Rotolo, who played a role in the young Dylan’s evolution as a singer-songwriter and later had a career as an artist, died of cancer Friday at home in Greenwich Village, said her son, Luca Bartoccioli.
She was a 17-year-old art- and poetry-loving civil rights activist from Queens when she met the 20-year-old folk singer from Minnesota at an all-day folk concert at Riverside Church in Manhattan in the summer of 1961.
“Right from the start, I couldn’t take my eyes off her,” Dylan wrote in “Chronicles: Volume One,” his 2004 memoir. “She was the most erotic thing I’d ever seen.”
Rotolo later wrote that Dylan “made me think of Harpo Marx, impish and approachable, but there was something about him that broadcast an intensity that was not to be taken lightly.”
So began a four-year relationship that was immortalized on a wintry day in 1963 when photographer Don Hunstein captured the young couple walking down a snowy Greenwich Village street, Dylan’s hands thrust in his pockets and Rotolo’s hands wrapped snuggly around his arm.

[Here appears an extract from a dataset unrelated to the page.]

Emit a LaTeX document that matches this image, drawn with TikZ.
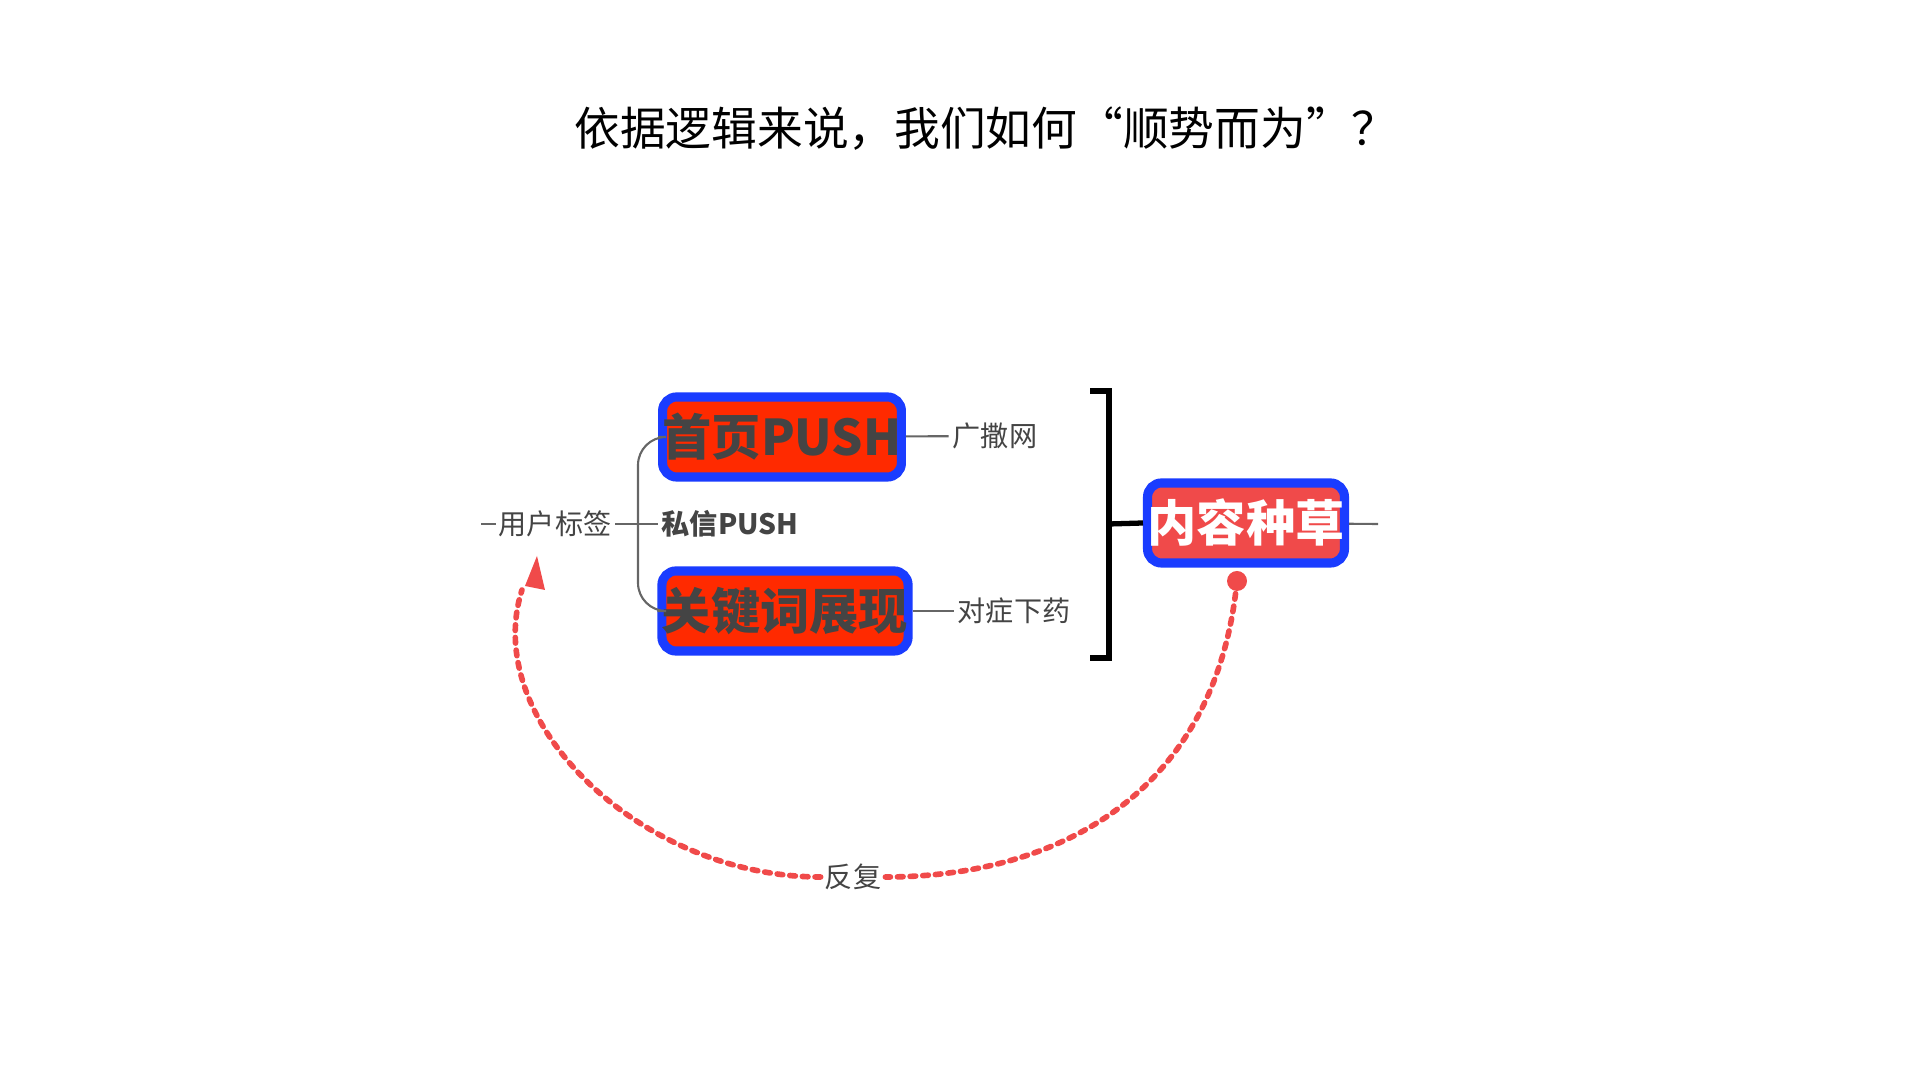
\documentclass[tikz,border=0pt]{standalone}
\usepackage{fontspec}
\setmainfont{Noto Sans CJK SC}
\usepackage{tikz}
\usetikzlibrary{arrows.meta, positioning}
\definecolor{boxred}{HTML}{FF2A00}
\definecolor{boxblue}{HTML}{1A3CFF}
\definecolor{softred}{HTML}{F04A4A}
\definecolor{textgray}{HTML}{444444}
\tikzset{
  redbox/.style={draw=boxblue, line width=2.6pt, fill=boxred, rounded corners=4pt,
    minimum width=2.3cm, minimum height=0.8cm, inner sep=0pt,
    font=\fontsize{14}{16}\selectfont\bfseries, text=textgray},
  seedbox/.style={redbox, fill=softred, text=white, minimum width=1.92cm},
  smalllabel/.style={font=\fontsize{8}{10}\selectfont, text=textgray, inner sep=1pt},
  branch/.style={draw=gray!80!black, line width=0.6pt},
  loopline/.style={draw=softred, line width=1.6pt, dotted, line cap=round}
}
\begin{document}
\begin{tikzpicture}[x=0.01cm, y=-0.01cm]
            \useasboundingbox (0,0) rectangle (1920,1080);
            \node[font=\fontsize{13}{15}\selectfont] at (986,129) (title) {依据逻辑来说，我们如何“顺势而为”？};

            \node[redbox]  at (782,437)  (push) {首页PUSH};
            \node[redbox, minimum width=2.45cm] at (785,611) (keyword) {关键词展现};
            \node[seedbox] at (1246,523) (seed) {内容种草};

            \node[smalllabel] at (555,524)  (tag) {用户标签};
            \node[smalllabel, font=\fontsize{8}{10}\selectfont\bfseries] at (730,524) (msg) {私信PUSH};
            \node[smalllabel] at (995,436)  (wide) {广撒网};
            \node[smalllabel] at (1014,611) (cure) {对症下药};
            \node[smalllabel, font=\fontsize{8}{10}\selectfont\itshape] at (853,877) (repeat) {反复};

            \coordinate (tagin) at (481,524);
            \coordinate (seedout) at (1378,524);
            \coordinate (fork) at (638,524);
            \coordinate (tip) at (537,556);
            \coordinate (dot) at (1237,581);

            % tree
            \draw[branch] (tagin) -- ++(15,0);
            \draw[branch] (tag) -- (msg);
            \draw[branch, rounded corners=8pt] (push.west) -| (fork) |- (keyword.west);
            \draw[branch] (push) -- (wide);
            \draw[branch] (keyword) -- (cure);
            \draw[branch] (seed) -- (seedout);

            % bracket
            \draw[black, line width=1.5pt] (1090,391) -- (1109,391) -- (1109,658) -- (1090,658);
            \draw[black, line width=1.5pt] (1109,524) -- (seed.west);

            % loop
            \fill[softred] (dot) circle (10);
            \draw[loopline] (dot) .. controls (1215,800) and (1050,877) .. (repeat.east);
            \draw[loopline] (repeat.west) .. controls (640,877) and (480,720) .. (522,590);
            \fill[softred] (tip) -- ++(-12,30) -- ++(20,4) -- cycle;
        \end{tikzpicture}
\end{document}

The photo became the cover of Dylan’s breakthrough second album, which includes the songs “Blowin’ in the Wind,” “A Hard Rain’s A-Gonna Fall,” “Don’t Think Twice, It’s All Right” and “Masters of War.”
“The Freewheelin’ Bob Dylan” also inspired the title for Rotolo’s 2008 memoir, “A Freewheelin’ Time: A Memoir of Greenwich Village in the Sixties,” which reviewers praised for capturing the era’s Bohemian atmosphere.

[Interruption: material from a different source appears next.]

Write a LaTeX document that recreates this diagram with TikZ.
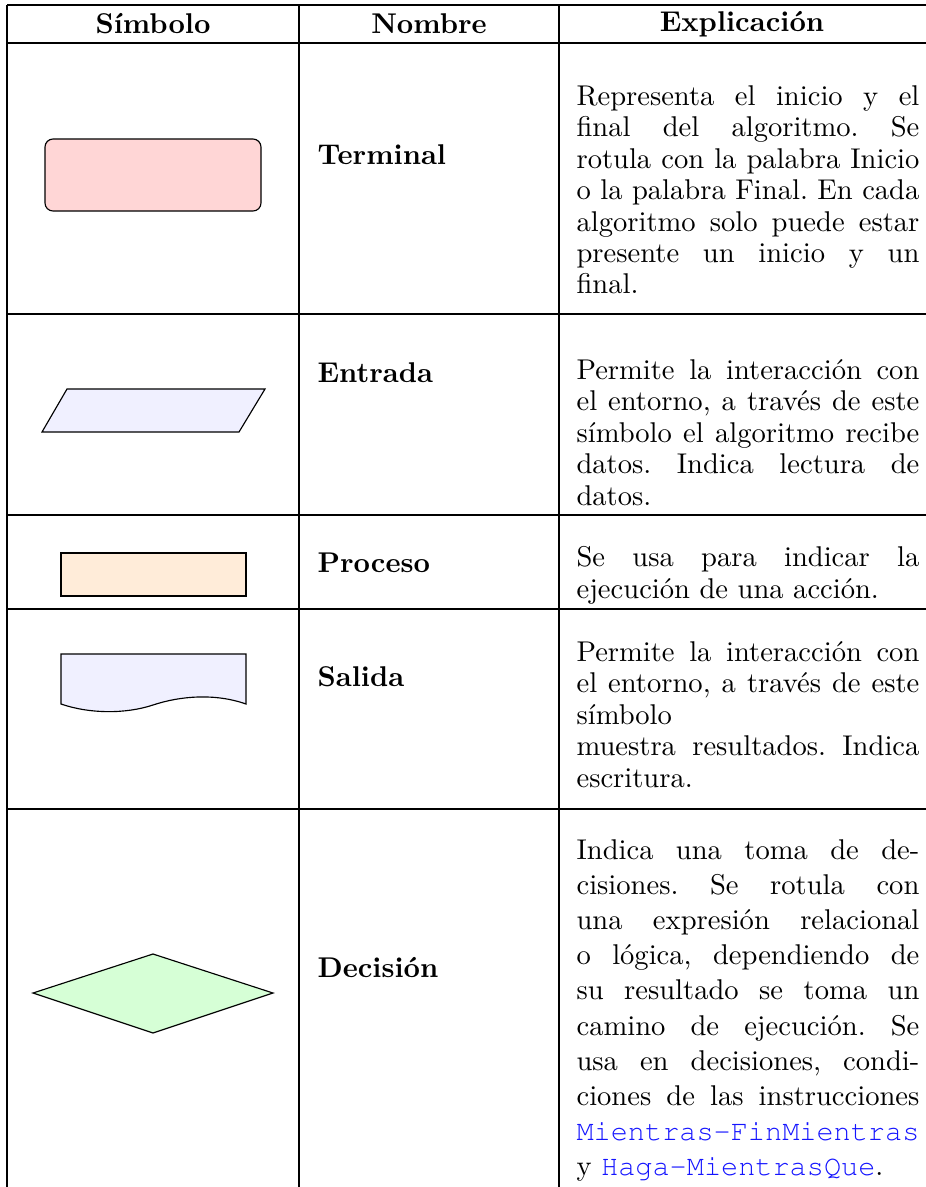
\documentclass[tikz,border=0pt]{standalone}
\usepackage{fontspec}
\newcommand{\codigo}{\fontencoding{OT1}\fontfamily{pcr}\selectfont}
\definecolor{azulcod}{RGB}{20,20,255}
\newcommand{\cod}[1]{\mbox{\codigo\textcolor{azulcod}{#1}}}
\frenchspacing
\tikzset{
  cabecera/.style={font=\bfseries},
  nombre/.style={font=\bfseries,anchor=base west,inner sep=0pt},
  texto/.style={text width=120pt,align=justify,anchor=north west,inner sep=0pt,
    font=\fontsize{10}{11}\selectfont},
  simbolo/.style={draw=black,line width=0.4pt}
}
\begin{document}
\begin{tikzpicture}[x=0.35pt,y=-0.35pt]
\useasboundingbox (0,0) rectangle (926,1187);
\clip (0,0) rectangle (926,1187);
% tabla
\draw (7,5) -- (926,5);
\draw (7,43) -- (926,43);
\draw (7,314) -- (926,314);
\draw (7,515) -- (926,515);
\draw (7,609) -- (926,609);
\draw (7,809) -- (926,809);
\draw (7,5) -- (7,1187);
\draw (299,5) -- (299,1187);
\draw (559,5) -- (559,1187);
\node[cabecera] (hsim) at (153,24) {Símbolo};
\node[cabecera] (hnom) at (429,24) {Nombre};
\node[cabecera] (hexp) at (742,24) {Explicación};
%
\filldraw[simbolo,fill=red!16,rounded corners=2.8pt] (45,139) rectangle (261,211);
\node[nombre] (nterm) at (317,164) {Terminal};
\node[texto] (eterm) at (576,85) {Representa el inicio y el\linebreak
  final del algoritmo. Se\linebreak rotula con la palabra Inicio\linebreak
  o la palabra Final. En cada\linebreak algoritmo solo puede estar\linebreak
  presente un inicio y un\linebreak final.};
%
\filldraw[simbolo,fill=blue!6] (67,389) -- (265,389) -- (239,432) -- (42,432) -- cycle;
\node[nombre] (nent) at (317,382) {Entrada};
\node[texto] (eent) at (576,359) {Permite la interacción con\linebreak
  el entorno, a través de este\linebreak símbolo el algoritmo recibe\linebreak
  datos. Indica lectura de\linebreak datos.};
%
\filldraw[simbolo,fill=orange!15] (61,553) rectangle (246,596);
\node[nombre] (npro) at (317,572) {Proceso};
\node[texto] (epro) at (576,546) {Se usa para indicar la\linebreak
  ejecución de una acción.};
%
\filldraw[simbolo,fill=blue!6] (61,654) -- (246,654) -- (246,704)
  .. controls (215,693) and (180,696) .. (153,705)
  .. controls (126,714) and (90,714) .. (61,704) -- cycle;
\node[nombre] (nsal) at (317,686) {Salida};
\node[texto] (esal) at (576,641) {Permite la interacción con\linebreak
  el entorno, a través de este\linebreak símbolo\\
  muestra resultados. Indica\linebreak escritura.};
%
\filldraw[simbolo,fill=green!16] (33,993) -- (153,954) -- (273,993) -- (153,1033) -- cycle;
\node[nombre] (ndec) at (317,977) {Decisión};
\node[texto,font=\fontsize{10}{12.3}\selectfont] (edec) at (576,839) {Indica una toma de de-\linebreak
  cisiones. Se rotula con\linebreak una expresión relacional\linebreak
  o lógica, dependiendo de\linebreak su resultado se toma un\linebreak
  camino de ejecución. Se\linebreak usa en decisiones, condi-\linebreak
  ciones de las instrucciones\linebreak \cod{Mientras-FinMientras}\linebreak
  y \cod{Haga-MientrasQue}.};
\end{tikzpicture}
\end{document}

“She was happy she came out with it because it kind of helped satisfy people’s curiosity about what went on” with her relationship with Dylan, Rotolo’s son said. But, he added, the book is “about her life – about who she was – and not being just this guy’s girlfriend.”
Rotolo, who moved into a tiny apartment on West Fourth Street in the Village with Dylan when she was 18, is credited with introducing him to modern art and poetry, avant-garde theater and civil-rights politics.
“You could see the influence she had on him,” Sylvia Tyson, of Ian & Sylvia, recalled in a 2008 interview. “This is a girl who was marching to integrate local schools when she was 15.”
After time apart studying art in Italy for six months in 1962, Rotolo resumed her relationship with Dylan. But as his career took off, she found herself unwilling to be just a “string on Dylan’s guitar.”
Their relationship ended after about four years.
In 1967, Rotolo married Italian-born Enzo Bartoccioli, a film editor. Bartoccioli said he understands the enduring interest in his wife’s famous album-cover photo with Dylan.
“She became an icon; nobody cares about anything else,” he said.
His wife, Bartoccioli said, “was very happy” being an artist.
“She was not famous in her own, but she always managed to more or less make a good living,” he said. “She enjoyed very, very much what she was doing.”